The Prime Minister chose his words quite carefully in his statement Monday. He said, “Canada will not participate”. His Canada does not participate. It sits on the sidelines without even a view as to whether a major intervention is legal or not. When it comes to pulling together what war has torn apart, the Prime Minister wants to wait for the bombs to drop. He wants to wait for more Iraqis to be killed before he takes any action on the reconstruction of Iraq.
We know that as a result of the tensions of the last two months, NATO is torn and the next meeting of the G-8 is in doubt. The United Nations and the Security Council are divided. The coalition against terrorism has been shaken. All of those are essential to Canada. Yet Canada is doing nothing to repair the damage. Canada, under the government, “will not participate”. Lester Pearson would hang his head in shame.
I believe the United States and Britain should have given the UN inspectors more time. I believe the Prime Minister of Canada should have intervened directly with the presidents of France and the United States as former Prime Minister Mulroney did so effectively in the gulf war. I believe the reconstruction of Iraq is too important to leave to a Pentagon that wants to experiment with transplanting American values throughout the Middle East.
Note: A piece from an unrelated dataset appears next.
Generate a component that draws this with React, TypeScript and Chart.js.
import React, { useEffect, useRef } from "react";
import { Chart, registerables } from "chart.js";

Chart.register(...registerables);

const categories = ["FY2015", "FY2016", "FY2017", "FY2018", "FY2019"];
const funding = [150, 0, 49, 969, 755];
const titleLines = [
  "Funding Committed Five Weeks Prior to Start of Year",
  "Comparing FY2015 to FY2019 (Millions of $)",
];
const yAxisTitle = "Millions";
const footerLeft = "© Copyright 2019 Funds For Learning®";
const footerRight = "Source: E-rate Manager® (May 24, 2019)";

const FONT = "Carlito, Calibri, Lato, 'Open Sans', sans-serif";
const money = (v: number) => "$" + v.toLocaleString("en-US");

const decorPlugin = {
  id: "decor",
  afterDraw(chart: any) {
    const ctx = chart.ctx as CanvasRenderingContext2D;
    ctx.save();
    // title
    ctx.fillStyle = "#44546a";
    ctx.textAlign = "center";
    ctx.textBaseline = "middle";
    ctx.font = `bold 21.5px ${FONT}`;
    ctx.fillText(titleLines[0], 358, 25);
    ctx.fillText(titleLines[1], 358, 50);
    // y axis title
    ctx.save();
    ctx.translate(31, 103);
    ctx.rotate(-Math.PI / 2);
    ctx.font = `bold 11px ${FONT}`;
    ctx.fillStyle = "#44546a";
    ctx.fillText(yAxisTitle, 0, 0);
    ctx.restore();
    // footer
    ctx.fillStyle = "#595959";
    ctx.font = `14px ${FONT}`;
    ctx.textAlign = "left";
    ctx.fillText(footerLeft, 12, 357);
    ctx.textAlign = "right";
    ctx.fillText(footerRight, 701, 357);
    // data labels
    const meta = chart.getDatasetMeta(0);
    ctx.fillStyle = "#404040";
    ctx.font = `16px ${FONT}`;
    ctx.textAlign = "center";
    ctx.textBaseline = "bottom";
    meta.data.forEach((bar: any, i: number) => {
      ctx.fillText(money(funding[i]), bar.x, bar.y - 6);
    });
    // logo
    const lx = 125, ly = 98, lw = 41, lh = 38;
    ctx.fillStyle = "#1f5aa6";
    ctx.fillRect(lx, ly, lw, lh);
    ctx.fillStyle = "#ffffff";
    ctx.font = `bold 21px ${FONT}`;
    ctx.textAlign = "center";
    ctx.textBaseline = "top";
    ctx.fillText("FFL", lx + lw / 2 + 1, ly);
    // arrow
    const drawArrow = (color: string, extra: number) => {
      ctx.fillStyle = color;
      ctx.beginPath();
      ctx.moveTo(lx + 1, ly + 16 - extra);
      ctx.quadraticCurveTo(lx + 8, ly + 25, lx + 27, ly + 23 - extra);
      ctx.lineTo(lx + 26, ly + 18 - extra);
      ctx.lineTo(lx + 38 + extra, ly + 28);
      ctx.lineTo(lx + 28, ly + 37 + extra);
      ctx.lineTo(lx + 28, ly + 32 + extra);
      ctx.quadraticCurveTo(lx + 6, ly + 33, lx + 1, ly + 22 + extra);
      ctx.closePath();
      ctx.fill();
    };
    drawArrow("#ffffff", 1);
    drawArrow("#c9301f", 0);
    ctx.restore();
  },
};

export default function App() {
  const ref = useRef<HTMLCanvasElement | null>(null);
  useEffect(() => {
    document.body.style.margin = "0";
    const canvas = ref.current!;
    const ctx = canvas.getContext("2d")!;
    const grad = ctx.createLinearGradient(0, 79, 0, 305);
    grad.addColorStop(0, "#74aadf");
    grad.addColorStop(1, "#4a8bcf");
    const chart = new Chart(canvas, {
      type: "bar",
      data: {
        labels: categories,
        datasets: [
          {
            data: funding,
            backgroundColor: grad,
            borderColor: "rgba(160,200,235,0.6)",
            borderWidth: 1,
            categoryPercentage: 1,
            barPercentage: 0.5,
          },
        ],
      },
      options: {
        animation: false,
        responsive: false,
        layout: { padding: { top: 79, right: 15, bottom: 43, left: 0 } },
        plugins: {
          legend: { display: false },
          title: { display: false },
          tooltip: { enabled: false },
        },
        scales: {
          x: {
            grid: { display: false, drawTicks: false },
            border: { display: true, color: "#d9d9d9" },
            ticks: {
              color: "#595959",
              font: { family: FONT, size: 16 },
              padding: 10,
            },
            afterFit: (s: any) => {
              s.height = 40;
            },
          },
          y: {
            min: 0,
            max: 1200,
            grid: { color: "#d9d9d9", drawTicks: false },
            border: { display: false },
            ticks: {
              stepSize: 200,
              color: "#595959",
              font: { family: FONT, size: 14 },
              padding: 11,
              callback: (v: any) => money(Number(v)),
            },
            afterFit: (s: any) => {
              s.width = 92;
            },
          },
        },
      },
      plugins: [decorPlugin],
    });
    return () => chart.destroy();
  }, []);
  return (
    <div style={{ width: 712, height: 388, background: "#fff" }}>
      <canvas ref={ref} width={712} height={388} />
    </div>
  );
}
Most urgently, I believe Canada has a unique opportunity to shape the outcome of the drama by taking the lead right now to ensure the United Nations and not any single country has primary responsibility for the sensitive work of reconstruction. Reconstruction is more than building roads and dams. It involves bringing together different people and respecting those differences. It involves having the reputation of someone who can be trusted to respect differences.
There is only one organization now mounting to deal with reconstruction and it is the Pentagon of the United States. That is not adequate. The United Nations must be given the power to do that. It does not have that power now. Canada should be acting now to ensure that there is a consensus in the United Nations to allow a Security Council resolution that would establish the United Nations as the instrument of reconstruction in Iraq and wherever else devastation occurs.
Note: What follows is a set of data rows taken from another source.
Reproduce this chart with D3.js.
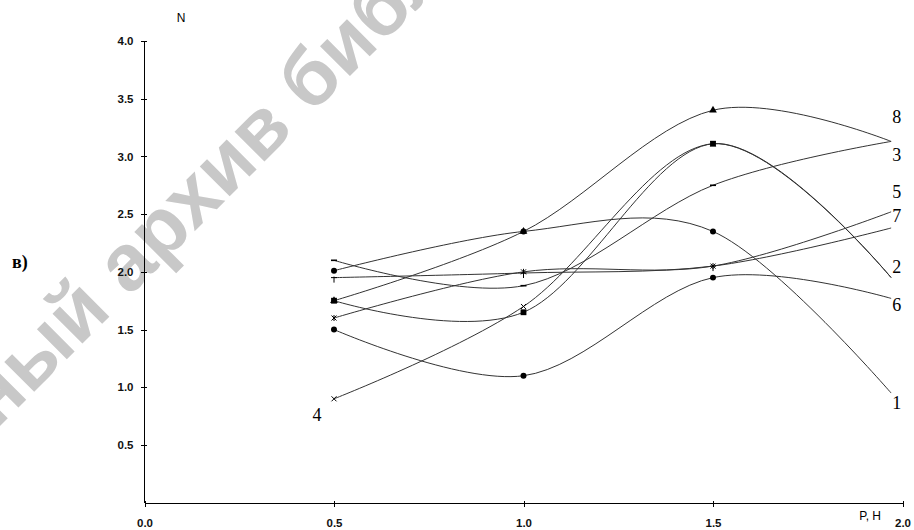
<!DOCTYPE html>
<html>
<head>
  <meta charset="utf-8">
  <title>N(P)</title>
  <style>
    body { margin: 0; background: #fff; }
    .axis path,
    .axis line {
      fill: none;
      stroke: #000;
      shape-rendering: crispEdges;
    }
    .axis text {
      font-family: "Liberation Sans", Arial, sans-serif;
      font-size: 11.5px;
      font-weight: bold;
      fill: #111;
    }
    .curve { fill: none; stroke: #333; stroke-width: 1; }
    .lbl { font-family: "Liberation Serif", "Times New Roman", serif; font-size: 18px; fill: #000; }
    .ttl { font-family: "Liberation Sans", Arial, sans-serif; font-size: 12px; fill: #000; }
    .wm { font-family: "Liberation Sans", Arial, sans-serif; font-size: 80px; font-weight: bold; fill: #c8c8c8; }
  </style>
</head>
<body>
<script src="https://d3js.org/d3.v7.min.js"></script>
<script>
  var width = 914,
      height = 530;

  var padding = {left: 144.5, right: 11.5, top: 41, bottom: 27.3};

  // measured points: P = 0.5, 1.0, 1.5 and the curve end
  var xValues = [0.5, 1.0, 1.5, 1.97];
  var xTicks = [0, 0.5, 1.0, 1.5, 2.0];
  var yTicks = [0.5, 1.0, 1.5, 2.0, 2.5, 3.0, 3.5, 4.0];

  var curve1 = [2.01, 2.35, 2.35, 0.95];
  var curve2 = [1.75, 1.65, 3.11, 1.95];
  var curve3 = [2.10, 1.88, 2.75, 3.13];
  var curve4 = [0.90, 1.70, 3.11, 1.95];
  var curve5 = [1.60, 2.00, 2.05, 2.52];
  var curve6 = [1.50, 1.10, 1.95, 1.77];
  var curve7 = [1.95, 1.99, 2.05, 2.38];
  var curve8 = [1.75, 2.35, 3.40, 3.13];

  var series = [curve8, curve1, curve2, curve3, curve4, curve5, curve6, curve7];
  var markers = ['triangle', 'circle', 'square', 'dash', 'x', 'asterisk', 'circle', 'plus'];

  var labelNames = ['8', '3', '5', '7', '2', '6', '1', '4'];
  var labelX = [1.985, 1.985, 1.985, 1.985, 1.985, 1.985, 1.985, 0.455];
  var labelY = [3.34, 3.01, 2.69, 2.48, 2.04, 1.71, 0.86, 0.76];

  var svg = d3.select('body')
    .append('svg')
    .attr('width', width)
    .attr('height', height);

  var xScale = d3.scaleLinear().domain([0, 2]).range([padding.left, width - padding.right]);
  var yScale = d3.scaleLinear().domain([0, 4]).range([height - padding.bottom, padding.top]);

  // watermark
  var wm = svg.append('g')
    .attr('transform', 'translate(-4,430) rotate(-45)');
  wm.append('text').attr('class', 'wm').attr('text-anchor', 'end').text('Электрон');
  wm.append('text').attr('class', 'wm').attr('text-anchor', 'start').text('ный архив библиотеки');

  // axes
  var xAxis = d3.axisBottom(xScale)
    .tickValues(xTicks)
    .tickFormat(d3.format('.1f'))
    .tickSizeOuter(0)
    .tickSize(4)
    .tickPadding(12);

  var yAxis = d3.axisLeft(yScale)
    .tickValues(yTicks)
    .tickFormat(d3.format('.1f'))
    .tickSizeOuter(0)
    .tickSize(4)
    .tickPadding(7);

  var yAxisG = svg.append('g')
    .attr('class', 'axis')
    .attr('transform', 'translate(' + padding.left + ',0)')
    .call(yAxis);
  yAxisG.select('.domain').attr('d', 'M0,' + yScale(0) + 'V' + yScale(4));
  yAxisG.selectAll('.tick line').attr('x1', 2);

  var xAxisG = svg.append('g')
    .attr('class', 'axis')
    .attr('transform', 'translate(0,' + yScale(0) + ')')
    .call(xAxis);
  xAxisG.selectAll('.tick line').attr('y1', -2);

  svg.append('text').attr('class', 'ttl')
    .attr('x', 181).attr('y', 22).attr('text-anchor', 'middle').text('N');
  svg.append('text').attr('class', 'ttl')
    .attr('x', 881).attr('y', 520).attr('text-anchor', 'end').text('P, H');
  svg.append('text')
    .attr('x', 12).attr('y', 268)
    .style('font-family', '"Liberation Serif", serif')
    .style('font-size', '18px')
    .style('font-weight', 'bold')
    .text('в)');

  // curves (uniform Catmull-Rom through the measured points)
  var line = d3.line()
    .x(function(d, i) { return xScale(xValues[i]); })
    .y(function(d) { return yScale(d); })
    .curve(d3.curveCardinal.tension(0));

  svg.selectAll('.curve')
    .data(series)
    .enter()
    .append('path')
    .attr('class', 'curve')
    .attr('d', line);

  // markers on the measured points
  var symPath = {
    circle: d3.symbol().type(d3.symbolCircle).size(28)(),
    square: d3.symbol().type(d3.symbolSquare).size(34)(),
    triangle: d3.symbol().type(d3.symbolTriangle).size(26)()
  };
  var strokePath = {
    dash: 'M-3,0H3',
    x: 'M-2.5,-2.5L2.5,2.5M-2.5,2.5L2.5,-2.5',
    asterisk: 'M-2.5,-2.5L2.5,2.5M-2.5,2.5L2.5,-2.5M0,-3V3',
    plus: 'M-3,0H3M0,-1V5'
  };

  series.forEach(function(s, k) {
    var m = markers[k];
    svg.selectAll('.m' + k)
      .data(s.slice(0, 3))
      .enter()
      .append('path')
      .attr('class', 'm' + k)
      .attr('transform', function(d, i) {
        return 'translate(' + xScale(xValues[i]) + ',' + yScale(d) + ')';
      })
      .attr('d', symPath[m] || strokePath[m])
      .attr('fill', symPath[m] ? '#000' : 'none')
      .attr('stroke', '#000')
      .attr('stroke-width', m === 'dash' ? 1.6 : (symPath[m] ? 0 : 1));
  });

  // curve numbers
  svg.selectAll('.lbl')
    .data(labelNames)
    .enter()
    .append('text')
    .attr('class', 'lbl')
    .attr('x', function(d, i) { return xScale(labelX[i]); })
    .attr('y', function(d, i) { return yScale(labelY[i]); })
    .attr('text-anchor', 'middle')
    .attr('dominant-baseline', 'central')
    .text(function(d) { return d; });
</script>
</body>
</html>
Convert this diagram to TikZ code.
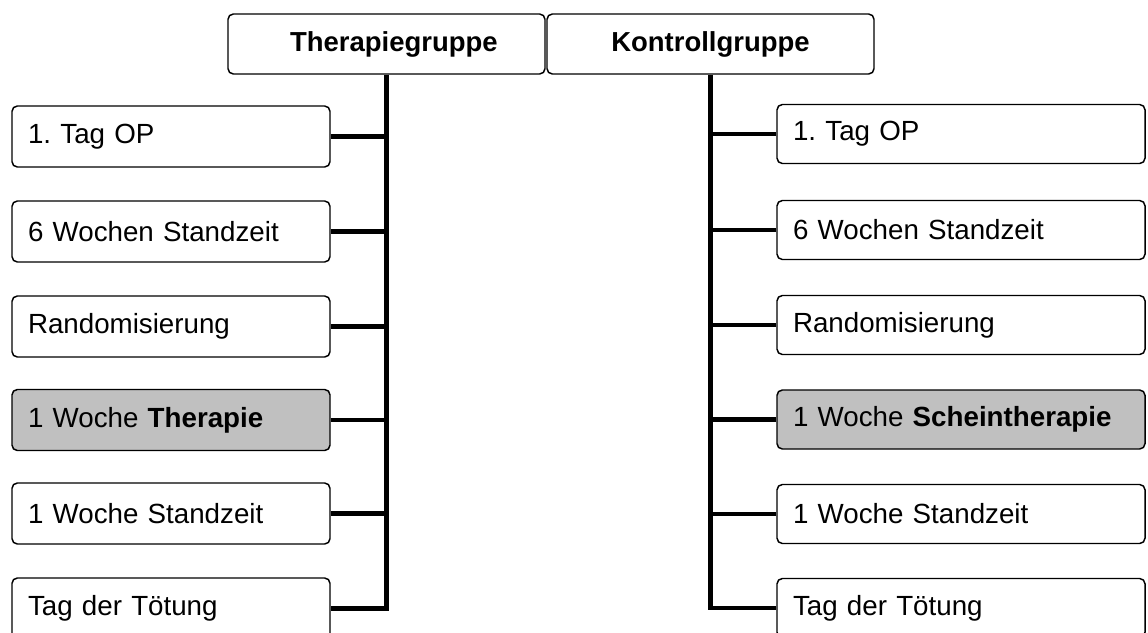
\documentclass[tikz,border=0pt]{standalone}
\usepackage{fontspec}
\setmainfont{Liberation Sans}
\definecolor{boxgray}{RGB}{192,192,192}
\frenchspacing
\begin{document}
\frenchspacing
\begin{tikzpicture}[x=0.75pt,y=-0.75pt,
  box/.style={draw=black, line width=1.1pt, rounded corners=4pt, fill=white,
    font=\fontsize{20.8}{24}\selectfont, inner xsep=12pt, inner ysep=0pt, align=left},
  lbox/.style={box, minimum height=45.75pt, text width=214.5pt},
  rbox/.style={box, minimum height=44.25pt, text width=252pt},
  hbox/.style={box, minimum height=45pt, inner xsep=0pt,
    font=\fontsize{20.6}{24}\selectfont\bfseries, align=center},
  shaded/.style={fill=boxgray},
  conn/.style={line width=3.6pt, line join=miter}]
\useasboundingbox (0,0) rectangle (1148,632);
\clip (0,0) rectangle (1148,632);
% headers
\node[hbox, minimum width=237.75pt, text width=237.75pt] (tg) at (386.5,44) {\hspace*{11pt}Therapiegruppe};
\node[hbox, minimum width=245.25pt, text width=245.25pt] (kg) at (710.5,44) {Kontrollgruppe};
% left column
\node[lbox] (l1) at (171,136.5) {1. Tag OP};
\node[lbox] (l2) at (171,231.5) {6 Wochen Standzeit};
\node[lbox] (l3) at (171,326.5) {Randomisierung};
\node[lbox, shaded] (l4) at (171,420) {1 Woche \textbf{Therapie}};
\node[lbox] (l5) at (171,513.5) {1 Woche Standzeit};
\node[lbox] (l6) at (171,608.5) {Tag der Tötung};
% right column
\node[rbox] (r1) at (961,134) {1. Tag OP};
\node[rbox] (r2) at (961,230) {6 Wochen Standzeit};
\node[rbox] (r3) at (961,325) {Randomisierung};
\node[rbox, shaded] (r4) at (961,419.5) {1 Woche \textbf{Scheintherapie}};
\node[rbox] (r5) at (961,514) {1 Woche Standzeit};
\node[rbox] (r6) at (961,608) {Tag der Tötung};
% connectors left
\draw[conn] (tg.south) |- (l6.east);
\foreach \n in {l1,l2,l3,l4,l5}
  \draw[conn] (\n.east) -- (\n.east -| tg.south);
% connectors right
\draw[conn] (kg.south) |- (r6.west);
\foreach \n in {r1,r2,r3,r4,r5}
  \draw[conn] (\n.west) -- (\n.west -| kg.south);
\end{tikzpicture}
\end{document}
Let us get on with that future. Let us stop, if I may speak to the motion of the Bloc, pretending that this conflict was in the motion's words “initiated by the United States”.
War is regrettable, but the United States did not initiate these actions.
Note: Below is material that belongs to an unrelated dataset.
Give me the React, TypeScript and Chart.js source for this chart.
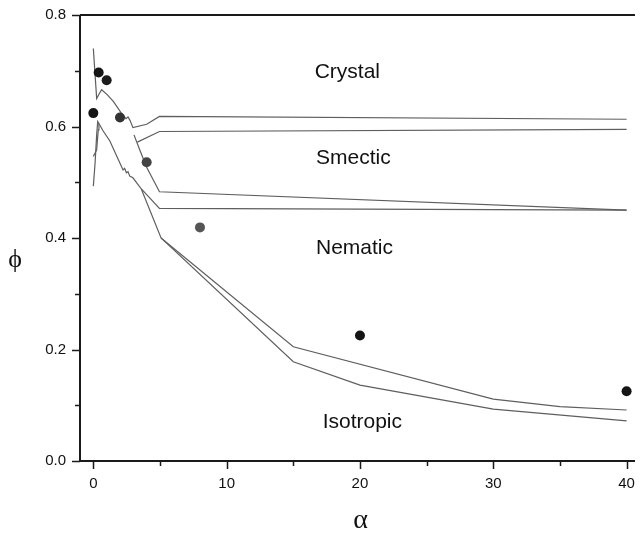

One man is responsible for today's events. One man has defied the international community for over a decade. One man carries the burden of the suffering of his nation. That is Saddam Hussein.
That is where I believe my colleagues in the Bloc Québécois went terribly wrong. Their motion points the finger at the wrong man and lays the blame squarely at the wrong doorstep. Their motion would tie Canada's hands should a cornered Saddam Hussein do the unthinkable.
Let us stop pretending that Saddam Hussein is a victim.
Remember the Kurds he killed. Remember his war with Iran. Remember his invasion of Kuwait. Remember his slaughter of his own people. Remember his stark and steady defiance of the resolutions of the United Nations. Let us remember that blame is a game for the sidelines. Historically on international issues Canadians made hard judgments so we could act in the arena where history is decided.
The government's simple lack of courage and refusal to take hard decisions has meant we have had very little influence on the war. Let us now not squander our opportunity to help shape the reconstruction and the peace.